The impending water shortage for my generation is becoming increasingly more apparent. Significant droughts are occurring in the likes of California, India, and Vietnam; this is not a regional issue, but instead affecting the whole world. Droughts can have an extreme impact in both developing and developed countries especially impacting major areas of industry. Companies have already faced the consequences of this as their cost of operation has increased due to the scarcity of water. In fact, it was reported at the WBCSD that some companies had to stop operations in India due to regional water shortage. As water shortage worsens, these operational stoppages may expand.
In consequence to increased water shortage, I believe this will force the private sector to engage in two pivotal areas, discussed at the WBCSD, to manage long-term sustainability: increased investment in innovation and further utilization of a circular economy approach to management. Even in the wake of water scarcity industry will not, and cannot, stop.
Although we cannot rely upon innovation in a silo, it may be one of the biggest combatants of climate change. Water shortages will force companies to continue to invest in water efficient technology. Reducing water usage via technological innovation will not only help the earth but reduce costs as water prices rise. As the financial argument for research and development strengthens, senior management will prioritize these efforts.
In addition to innovation, the premise of managing through a circular economy approach will become increasingly more prominent.

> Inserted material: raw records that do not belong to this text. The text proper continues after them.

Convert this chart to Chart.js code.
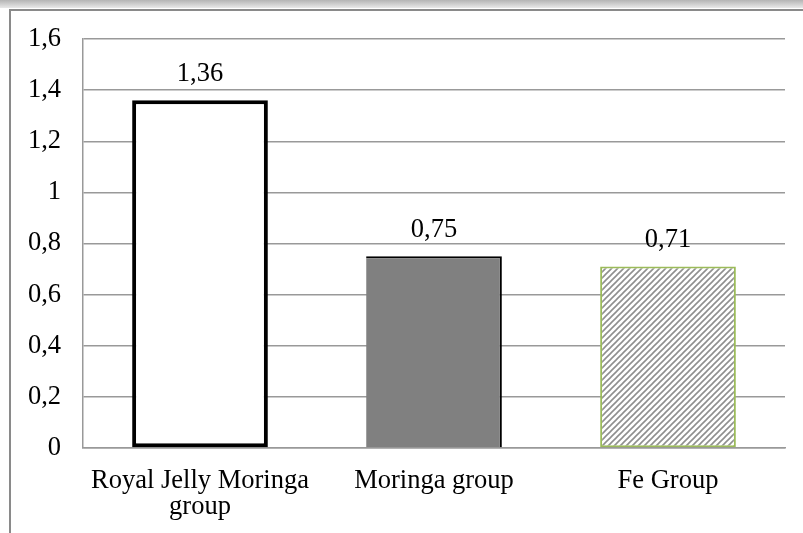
<!DOCTYPE html>
<html>
<head>
<meta charset="utf-8">
<script src="https://cdn.jsdelivr.net/npm/chart.js@4.4.1/dist/chart.umd.min.js"></script>
<style>
  body { margin: 0; background: #fff; width: 803px; height: 533px; overflow: hidden; position: relative; }
  #topband { position: absolute; left: 0; top: 0; width: 803px; height: 8px;
             background: linear-gradient(#b4b4b4, #e8e8e8); }
  #frame { position: absolute; left: 9px; top: 9px; width: 820px; height: 560px;
           border-left: 2px solid #8a8a8a; border-top: 2px solid #8a8a8a; }
  #wrap { position: absolute; left: 11px; top: 11px; width: 792px; height: 522px; }
</style>
</head>
<body>
<div id="topband"></div>
<div id="frame"></div>
<div id="wrap"><canvas id="chart" width="792" height="522"></canvas></div>
<script>
// data
const groups = [["Royal Jelly Moringa", "group"], "Moringa group", "Fe Group"];
const values = [1.36, 0.75, 0.71];
const yTicks = [0, 0.2, 0.4, 0.6, 0.8, 1, 1.2, 1.4, 1.6];

const serif = '"Liberation Serif", "Times New Roman", serif';

// hatch pattern for the Fe bar
function hatch() {
    const c = document.createElement('canvas');
    c.width = 6; c.height = 6;
    const g = c.getContext('2d');
    g.fillStyle = '#fff';
    g.fillRect(0, 0, 6, 6);
    g.strokeStyle = '#8f8f8f';
    g.lineWidth = 1.6;
    g.beginPath();
    g.moveTo(-1, 7); g.lineTo(7, -1);
    g.moveTo(-1, 1); g.lineTo(1, -1);
    g.moveTo(5, 7); g.lineTo(7, 5);
    g.stroke();
    return g.createPattern(c, 'repeat');
}

const fmt = v => String(v).replace('.', ',');

// value labels above bars
const valueLabels = {
    id: 'valueLabels',
    afterDatasetsDraw(chart) {
        const ctx = chart.ctx;
        const meta = chart.getDatasetMeta(0);
        ctx.save();
        ctx.font = '26.5px ' + serif;
        ctx.fillStyle = '#000';
        ctx.textAlign = 'center';
        ctx.textBaseline = 'middle';
        meta.data.forEach((bar, i) => {
            ctx.fillText(fmt(values[i]), bar.x, bar.y - 26);
        });
        ctx.restore();
    }
};

const ctx = document.getElementById('chart').getContext('2d');
const chart = new Chart(ctx, {
    type: 'bar',
    data: {
        labels: groups,
        datasets: [{
            data: values,
            backgroundColor: ['#ffffff', '#808080', hatch()],
            borderColor: ['#000000', '#000000', '#9bbb59'],
            borderWidth: [4, { top: 2, right: 2, left: 0, bottom: 0 }, 2],
            borderSkipped: false,
            barPercentage: 0.58,
            categoryPercentage: 1
        }]
    },
    options: {
        responsive: false,
        animation: false,
        devicePixelRatio: 1,
        layout: { padding: { top: 28, right: 18, bottom: 0, left: 0 } },
        plugins: { legend: { display: false }, tooltip: { enabled: false } },
        scales: {
            x: {
                grid: { display: false },
                border: { display: true, color: '#999', width: 1.5 },
                ticks: {
                    color: '#000',
                    padding: 12,
                    maxRotation: 0,
                    autoSkip: false,
                    font: { family: serif, size: 26.5, lineHeight: 0.98 }
                },
                afterFit: s => { s.height = 85; }
            },
            y: {
                min: 0,
                max: 1.6,
                afterBuildTicks: s => { s.ticks = yTicks.map(v => ({ value: v })); },
                grid: { color: '#999', lineWidth: 1.5, drawTicks: false },
                border: { display: true, color: '#999', width: 1.5 },
                ticks: {
                    color: '#000',
                    padding: 22,
                    autoSkip: false,
                    callback: v => fmt(v),
                    font: { family: serif, size: 26.5 }
                },
                afterFit: s => { s.width = 72; s.paddingTop = 0; s.paddingBottom = 0; }
            }
        }
    },
    plugins: [valueLabels]
});
</script>
</body>
</html>
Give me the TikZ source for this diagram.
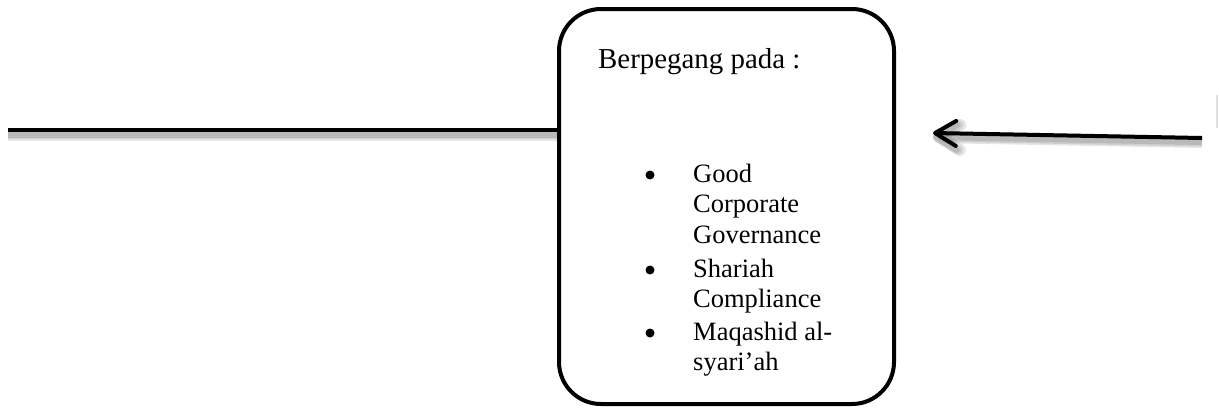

The circular economy, or an economy in which we reuse resources for as long as possible, was a hot topic at the WBCSD. Companies are trying to find innovative ways in which they can maximize reusable waste to minimize environmental impact. As natural resources, in this case water, become more expensive the private sector will need to find new ways to reuse the outputs of their production processes.
Water shortage and other natural resource depletion will force the private sector to think differently about how they view the natural world. Companies represented at the WBCSD seemed to have this foresight, adapting their business model to better align with the realities of today’s natural world. This adaptation is necessary and companies will be left behind if they do not create a plan for a worldwide water shortage and more broadly the fast-changing natural world.